## AIM OF THE TASK
Each line of the material must be repeated precisely, with the pictures left out.

───

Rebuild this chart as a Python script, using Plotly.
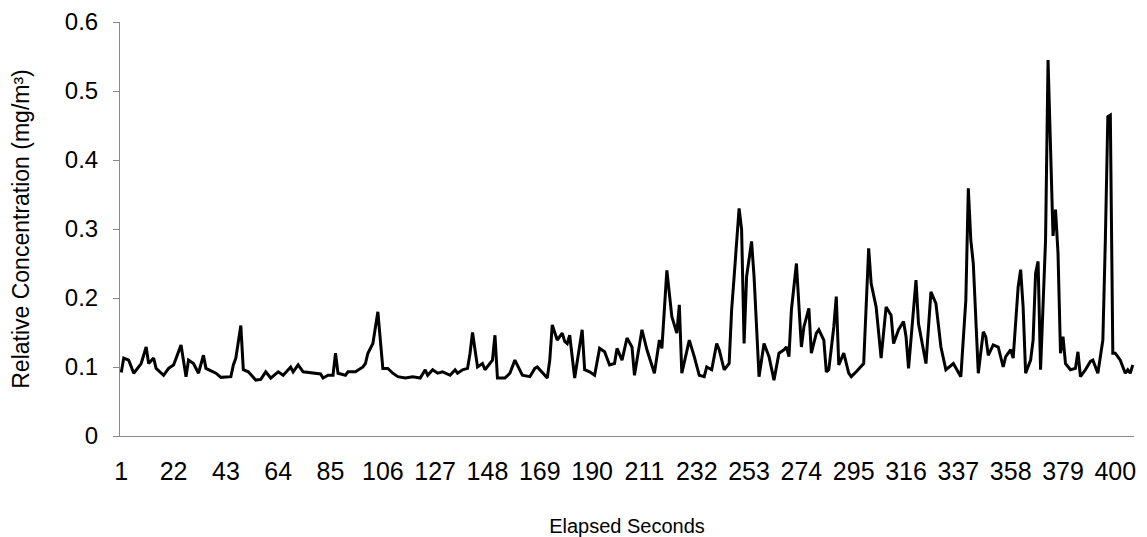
import plotly.graph_objects as go

# Elapsed seconds (vertices) and relative concentration (mg/m3)
seconds = [
    1, 2, 4, 6, 9, 11, 12, 14, 15, 18, 20, 22, 25, 27, 28, 30, 32, 34, 35, 39,
    41, 45, 46, 47, 49, 50, 52, 55, 57, 59, 61, 64, 66, 69, 70, 72, 74, 78, 81, 82,
    84, 86, 87, 88, 91, 92, 95, 98, 99, 100, 102, 104, 105, 106, 108, 110, 112, 115, 118, 121,
    123, 124, 126, 128, 130, 133, 135, 136, 138, 140, 141, 142, 144, 146, 147, 150, 151, 152, 155, 157,
    159, 160, 162, 165, 167, 168, 172, 173, 174, 176, 178, 179, 180, 181, 183, 186, 187, 189, 191, 193,
    195, 197, 199, 200, 202, 204, 206, 207, 210, 212, 215, 217, 218, 220, 222, 224, 225, 226, 229, 231,
    233, 235, 236, 238, 240, 241, 243, 245, 246, 247, 249, 250, 251, 252, 254, 255, 257, 259, 261, 263,
    265, 267, 268, 269, 270, 272, 273, 274, 275, 277, 278, 280, 281, 283, 284, 285, 287, 288, 289, 291,
    293, 294, 296, 298, 299, 301, 302, 304, 306, 308, 310, 311, 313, 315, 316, 317, 320, 321, 324, 326,
    328, 330, 332, 335, 338, 340, 341, 342, 343, 345, 347, 348, 349, 351, 353, 355, 356, 358, 359, 361,
    362, 363, 364, 366, 367, 368, 369, 370, 372, 373, 374, 375, 376, 377, 378, 379, 380, 382, 384, 385,
    386, 388, 390, 391, 393, 395, 396, 397, 398, 399, 400, 402, 404, 405, 406, 407,
]
concentration = [
    0.092, 0.113, 0.110, 0.091, 0.105, 0.129, 0.105, 0.113, 0.098, 0.088, 0.098, 0.103, 0.132, 0.086, 0.110, 0.105, 0.091, 0.117, 0.098, 0.091,
    0.085, 0.086, 0.103, 0.113, 0.160, 0.096, 0.093, 0.081, 0.082, 0.093, 0.084, 0.093, 0.088, 0.100, 0.093, 0.103, 0.093, 0.091, 0.090, 0.084,
    0.088, 0.088, 0.120, 0.091, 0.088, 0.093, 0.093, 0.100, 0.105, 0.120, 0.134, 0.180, 0.139, 0.098, 0.098, 0.091, 0.086, 0.084, 0.086, 0.084,
    0.096, 0.088, 0.096, 0.091, 0.093, 0.088, 0.096, 0.091, 0.096, 0.098, 0.120, 0.150, 0.100, 0.105, 0.096, 0.110, 0.146, 0.084, 0.084, 0.091,
    0.110, 0.103, 0.088, 0.086, 0.098, 0.100, 0.084, 0.110, 0.161, 0.139, 0.149, 0.137, 0.134, 0.146, 0.084, 0.154, 0.096, 0.093, 0.088, 0.127,
    0.122, 0.103, 0.105, 0.127, 0.110, 0.142, 0.129, 0.088, 0.154, 0.125, 0.091, 0.139, 0.127, 0.240, 0.173, 0.149, 0.190, 0.091, 0.139, 0.115,
    0.088, 0.086, 0.100, 0.096, 0.134, 0.125, 0.096, 0.105, 0.183, 0.231, 0.330, 0.299, 0.134, 0.231, 0.282, 0.231, 0.086, 0.134, 0.115, 0.081,
    0.120, 0.125, 0.129, 0.115, 0.183, 0.250, 0.197, 0.129, 0.158, 0.185, 0.120, 0.149, 0.154, 0.139, 0.093, 0.096, 0.158, 0.202, 0.103, 0.120,
    0.091, 0.086, 0.093, 0.100, 0.105, 0.272, 0.221, 0.187, 0.113, 0.187, 0.175, 0.134, 0.154, 0.166, 0.144, 0.098, 0.226, 0.163, 0.105, 0.209,
    0.192, 0.129, 0.096, 0.105, 0.086, 0.197, 0.359, 0.284, 0.250, 0.091, 0.151, 0.144, 0.117, 0.132, 0.129, 0.100, 0.115, 0.125, 0.113, 0.216,
    0.241, 0.187, 0.091, 0.110, 0.139, 0.236, 0.253, 0.096, 0.284, 0.545, 0.430, 0.290, 0.328, 0.265, 0.120, 0.144, 0.105, 0.096, 0.098, 0.122,
    0.086, 0.096, 0.108, 0.110, 0.091, 0.139, 0.284, 0.463, 0.465, 0.120, 0.120, 0.110, 0.091, 0.096, 0.091, 0.103,
]
x_ticks = [1, 22, 43, 64, 85, 106, 127, 148, 169, 190, 211, 232, 253, 274, 295, 316, 337, 358, 379, 400]
y_ticks = [0, 0.1, 0.2, 0.3, 0.4, 0.5, 0.6]
y_tick_labels = ["0", "0.1", "0.2", "0.3", "0.4", "0.5", "0.6"]

font_family = "Liberation Sans, Arial, sans-serif"

fig = go.Figure()
fig.add_trace(go.Scatter(
    x=seconds, y=concentration, mode="lines",
    line=dict(color="#000000", width=3),
    showlegend=False,
))

fig.update_layout(
    width=1147, height=537,
    margin=dict(l=120, r=13, t=22, b=101),
    paper_bgcolor="white", plot_bgcolor="white",
    font=dict(family=font_family, color="#000000"),
)
fig.update_xaxes(
    automargin=False,
    range=[0.5, 407.5],
    tickmode="array", tickvals=x_ticks, ticktext=[str(t) for t in x_ticks],
    showgrid=False, zeroline=False,
    showline=True, linecolor="#8a8a8a", linewidth=1,
    ticks="", tickfont=dict(size=25, family=font_family),
    ticklabelstandoff=13,
    title=dict(text="Elapsed Seconds", font=dict(size=20, family=font_family), standoff=34),
)
fig.update_yaxes(
    automargin=False,
    range=[0, 0.6],
    tickmode="array", tickvals=y_ticks, ticktext=y_tick_labels,
    showgrid=False, zeroline=False,
    showline=True, linecolor="#8a8a8a", linewidth=1,
    ticks="outside", ticklen=6, tickcolor="#8a8a8a", tickwidth=1,
    tickfont=dict(size=24, family=font_family),
    ticklabelstandoff=10,
    title=dict(text="Relative Concentration (mg/m³)", font=dict(size=23, family=font_family), standoff=28),
)

fig.write_html(
    "out.html",
    config={"displayModeBar": False},
    post_script="document.body.style.margin='0';",
)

───

## TASK RESPONSE
Rebuild this chart as a Python script, using Plotly.
import plotly.graph_objects as go

# Elapsed seconds (vertices) and relative concentration (mg/m3)
seconds = [
    1, 2, 4, 6, 9, 11, 12, 14, 15, 18, 20, 22, 25, 27, 28, 30, 32, 34, 35, 39,
    41, 45, 46, 47, 49, 50, 52, 55, 57, 59, 61, 64, 66, 69, 70, 72, 74, 78, 81, 82,
    84, 86, 87, 88, 91, 92, 95, 98, 99, 100, 102, 104, 105, 106, 108, 110, 112, 115, 118, 121,
    123, 124, 126, 128, 130, 133, 135, 136, 138, 140, 141, 142, 144, 146, 147, 150, 151, 152, 155, 157,
    159, 160, 162, 165, 167, 168, 172, 173, 174, 176, 178, 179, 180, 181, 183, 186, 187, 189, 191, 193,
    195, 197, 199, 200, 202, 204, 206, 207, 210, 212, 215, 217, 218, 220, 222, 224, 225, 226, 229, 231,
    233, 235, 236, 238, 240, 241, 243, 245, 246, 247, 249, 250, 251, 252, 254, 255, 257, 259, 261, 263,
    265, 267, 268, 269, 270, 272, 273, 274, 275, 277, 278, 280, 281, 283, 284, 285, 287, 288, 289, 291,
    293, 294, 296, 298, 299, 301, 302, 304, 306, 308, 310, 311, 313, 315, 316, 317, 320, 321, 324, 326,
    328, 330, 332, 335, 338, 340, 341, 342, 343, 345, 347, 348, 349, 351, 353, 355, 356, 358, 359, 361,
    362, 363, 364, 366, 367, 368, 369, 370, 372, 373, 374, 375, 376, 377, 378, 379, 380, 382, 384, 385,
    386, 388, 390, 391, 393, 395, 396, 397, 398, 399, 400, 402, 404, 405, 406, 407,
]
concentration = [
    0.092, 0.113, 0.110, 0.091, 0.105, 0.129, 0.105, 0.113, 0.098, 0.088, 0.098, 0.103, 0.132, 0.086, 0.110, 0.105, 0.091, 0.117, 0.098, 0.091,
    0.085, 0.086, 0.103, 0.113, 0.160, 0.096, 0.093, 0.081, 0.082, 0.093, 0.084, 0.093, 0.088, 0.100, 0.093, 0.103, 0.093, 0.091, 0.090, 0.084,
    0.088, 0.088, 0.120, 0.091, 0.088, 0.093, 0.093, 0.100, 0.105, 0.120, 0.134, 0.180, 0.139, 0.098, 0.098, 0.091, 0.086, 0.084, 0.086, 0.084,
    0.096, 0.088, 0.096, 0.091, 0.093, 0.088, 0.096, 0.091, 0.096, 0.098, 0.120, 0.150, 0.100, 0.105, 0.096, 0.110, 0.146, 0.084, 0.084, 0.091,
    0.110, 0.103, 0.088, 0.086, 0.098, 0.100, 0.084, 0.110, 0.161, 0.139, 0.149, 0.137, 0.134, 0.146, 0.084, 0.154, 0.096, 0.093, 0.088, 0.127,
    0.122, 0.103, 0.105, 0.127, 0.110, 0.142, 0.129, 0.088, 0.154, 0.125, 0.091, 0.139, 0.127, 0.240, 0.173, 0.149, 0.190, 0.091, 0.139, 0.115,
    0.088, 0.086, 0.100, 0.096, 0.134, 0.125, 0.096, 0.105, 0.183, 0.231, 0.330, 0.299, 0.134, 0.231, 0.282, 0.231, 0.086, 0.134, 0.115, 0.081,
    0.120, 0.125, 0.129, 0.115, 0.183, 0.250, 0.197, 0.129, 0.158, 0.185, 0.120, 0.149, 0.154, 0.139, 0.093, 0.096, 0.158, 0.202, 0.103, 0.120,
    0.091, 0.086, 0.093, 0.100, 0.105, 0.272, 0.221, 0.187, 0.113, 0.187, 0.175, 0.134, 0.154, 0.166, 0.144, 0.098, 0.226, 0.163, 0.105, 0.209,
    0.192, 0.129, 0.096, 0.105, 0.086, 0.197, 0.359, 0.284, 0.250, 0.091, 0.151, 0.144, 0.117, 0.132, 0.129, 0.100, 0.115, 0.125, 0.113, 0.216,
    0.241, 0.187, 0.091, 0.110, 0.139, 0.236, 0.253, 0.096, 0.284, 0.545, 0.430, 0.290, 0.328, 0.265, 0.120, 0.144, 0.105, 0.096, 0.098, 0.122,
    0.086, 0.096, 0.108, 0.110, 0.091, 0.139, 0.284, 0.463, 0.465, 0.120, 0.120, 0.110, 0.091, 0.096, 0.091, 0.103,
]
x_ticks = [1, 22, 43, 64, 85, 106, 127, 148, 169, 190, 211, 232, 253, 274, 295, 316, 337, 358, 379, 400]
y_ticks = [0, 0.1, 0.2, 0.3, 0.4, 0.5, 0.6]
y_tick_labels = ["0", "0.1", "0.2", "0.3", "0.4", "0.5", "0.6"]

font_family = "Liberation Sans, Arial, sans-serif"

fig = go.Figure()
fig.add_trace(go.Scatter(
    x=seconds, y=concentration, mode="lines",
    line=dict(color="#000000", width=3),
    showlegend=False,
))

fig.update_layout(
    width=1147, height=537,
    margin=dict(l=120, r=13, t=22, b=101),
    paper_bgcolor="white", plot_bgcolor="white",
    font=dict(family=font_family, color="#000000"),
)
fig.update_xaxes(
    automargin=False,
    range=[0.5, 407.5],
    tickmode="array", tickvals=x_ticks, ticktext=[str(t) for t in x_ticks],
    showgrid=False, zeroline=False,
    showline=True, linecolor="#8a8a8a", linewidth=1,
    ticks="", tickfont=dict(size=25, family=font_family),
    ticklabelstandoff=13,
    title=dict(text="Elapsed Seconds", font=dict(size=20, family=font_family), standoff=34),
)
fig.update_yaxes(
    automargin=False,
    range=[0, 0.6],
    tickmode="array", tickvals=y_ticks, ticktext=y_tick_labels,
    showgrid=False, zeroline=False,
    showline=True, linecolor="#8a8a8a", linewidth=1,
    ticks="outside", ticklen=6, tickcolor="#8a8a8a", tickwidth=1,
    tickfont=dict(size=24, family=font_family),
    ticklabelstandoff=10,
    title=dict(text="Relative Concentration (mg/m³)", font=dict(size=23, family=font_family), standoff=28),
)

fig.write_html(
    "out.html",
    config={"displayModeBar": False},
    post_script="document.body.style.margin='0';",
)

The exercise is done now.